東京駅近くまで歩いて丸善へ。4階のカフェで赤ワインを飲みながら休憩ののち、洋書売場で『MONOCLE』3月号を買う。今年で10周年を迎える『MONOCLE』は少しリニューアルすると聞いていたので、あのダサい表紙が改善されていたら嬉しいと思ってみたら、さらにダサくなっていて何事かと思う。中身のエディトリアルデザインは素晴らしいのになぜ表紙がああなのか理解に苦しむ。『MONOCLE』は創刊号からしばらく買っていて、途中読まなくなり、ここ数年また読んでいるのだが、ずいぶん前の引越しの際に創刊当初の号を処分してしまったのは、ちょっともったいなかったかもしれない。

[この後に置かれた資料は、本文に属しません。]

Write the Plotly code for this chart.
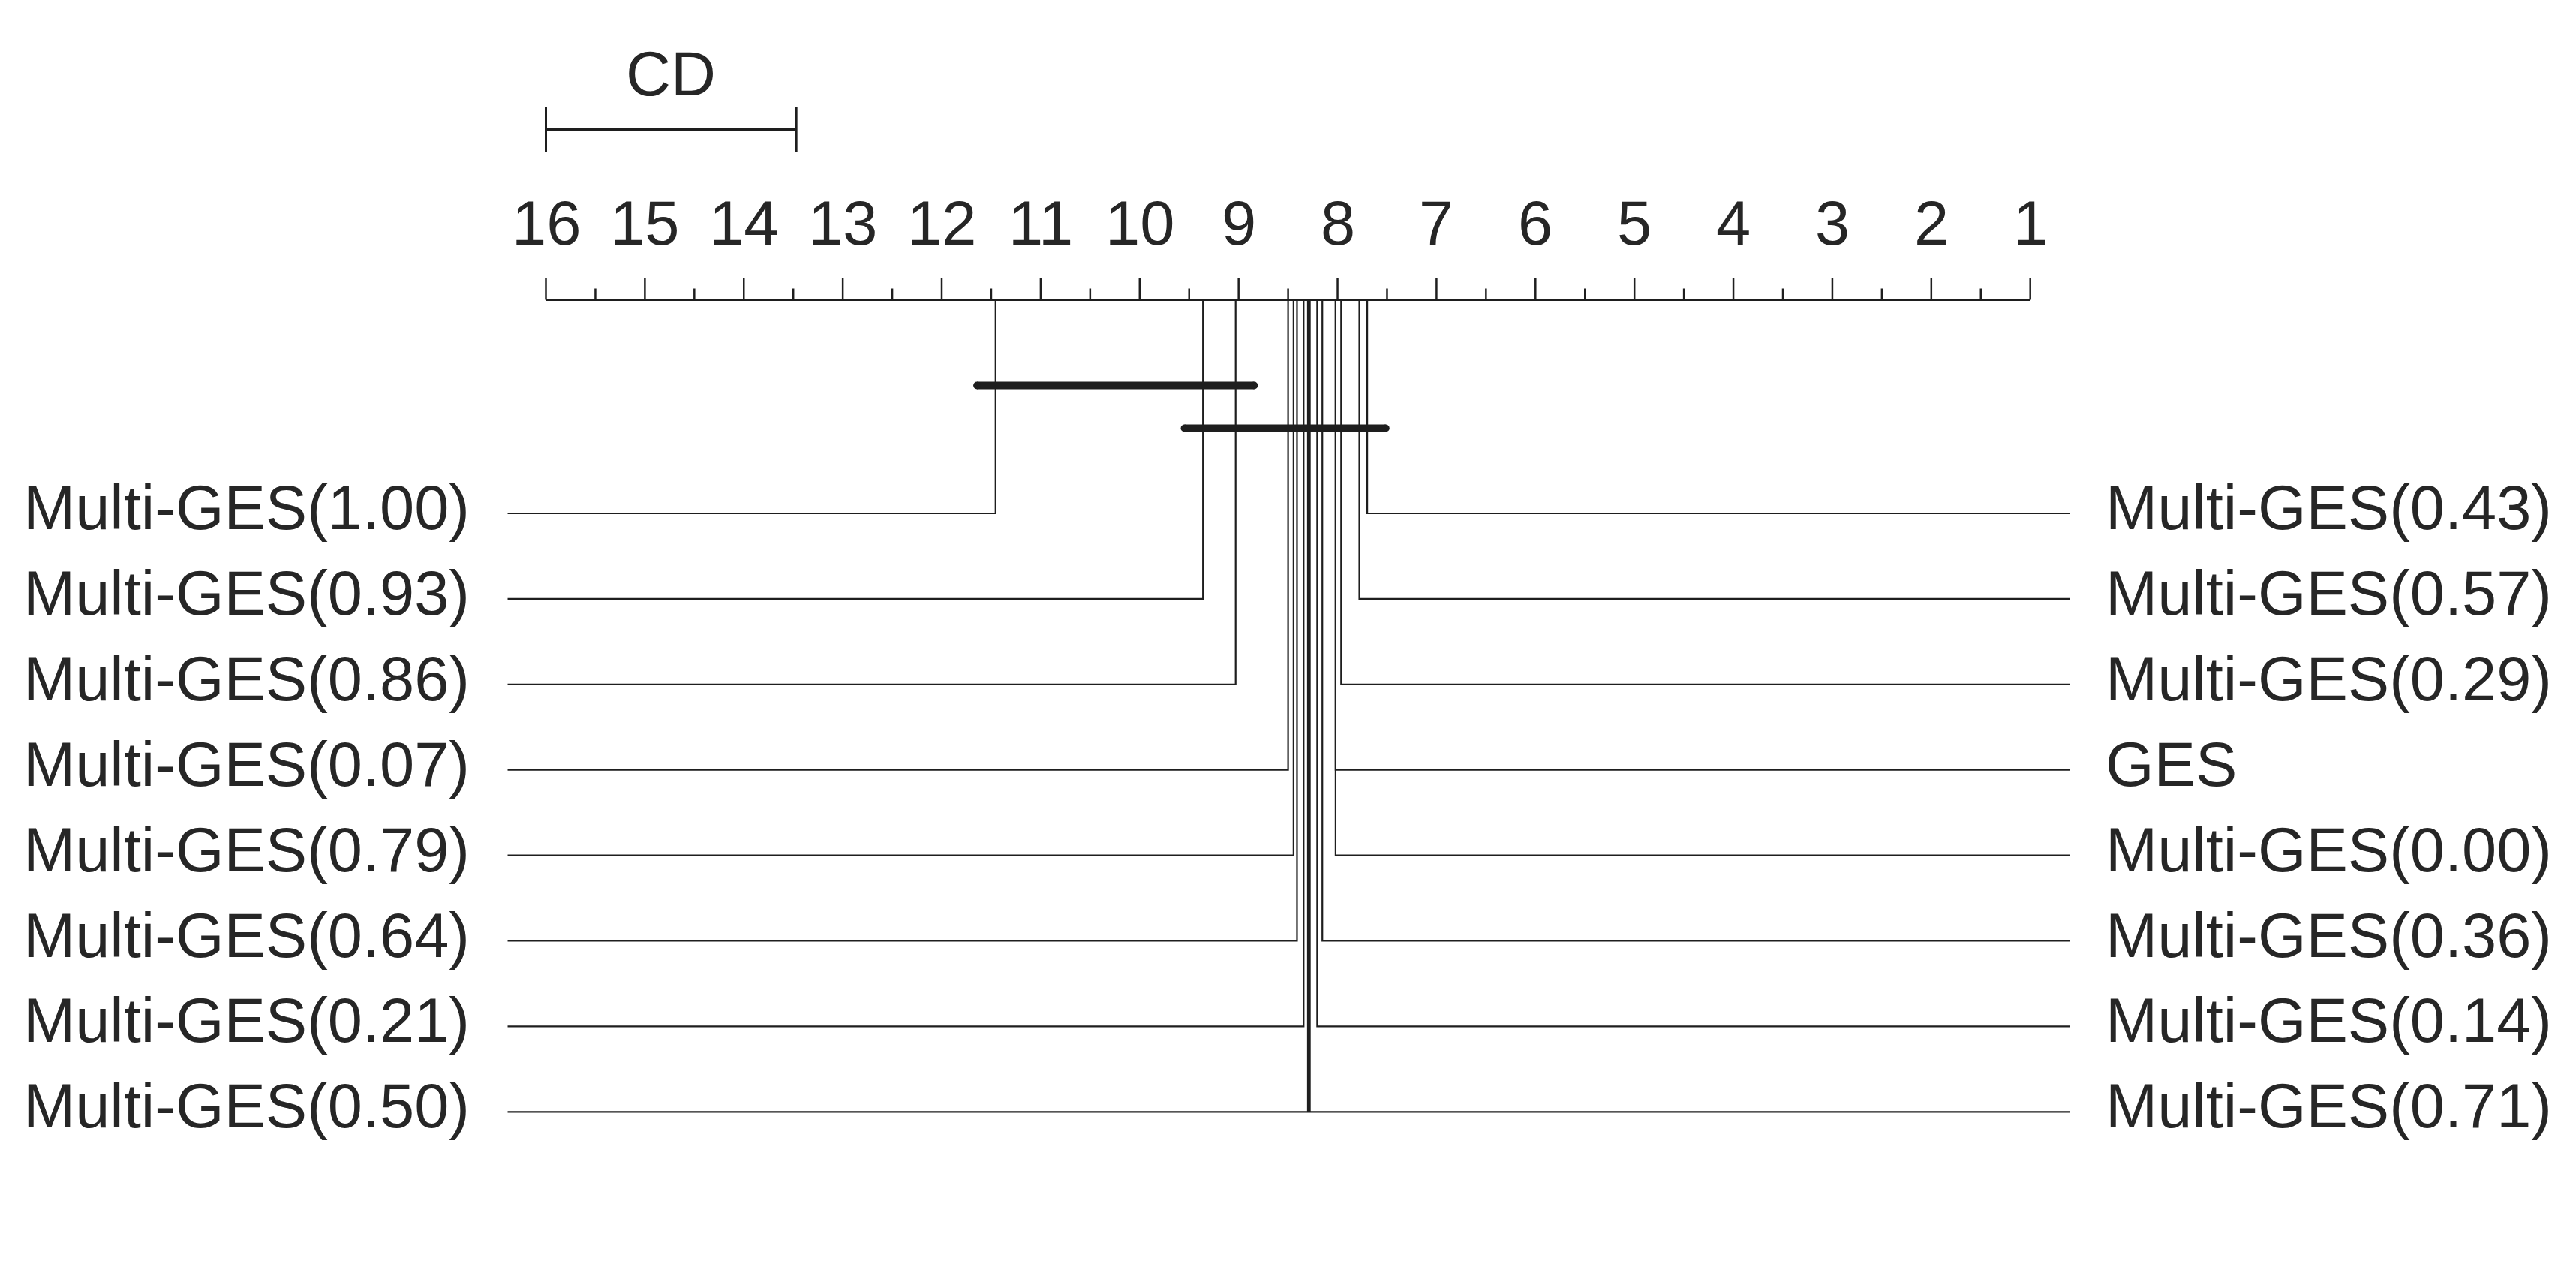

しかしこの雑誌は重くて場所をとるのだ。
Sunday, February 26
自宅で読書三昧。飯野亮一『すし 天ぷら 蕎麦 うなぎ 江戸四大名物食の誕生』(ちくま学芸文庫)、ジャック・ラカン『テレヴィジオン』(藤田博史・片山文保/訳、講談社学術文庫)、土肥恒之『ロシア・ロマノフ王朝の大地』(講談社学術文庫)、宇野弘蔵『社会科学としての経済学』(ちくま学芸文庫)。最近読んでいる本が講談社学術文庫やちくま学芸文庫ばかりなのは、図書館の検索で「講談社学術文庫」もしくは「ちくま学芸文庫」と入力して出てきた結果から、気になったものをかたっぱしから読んでいるから。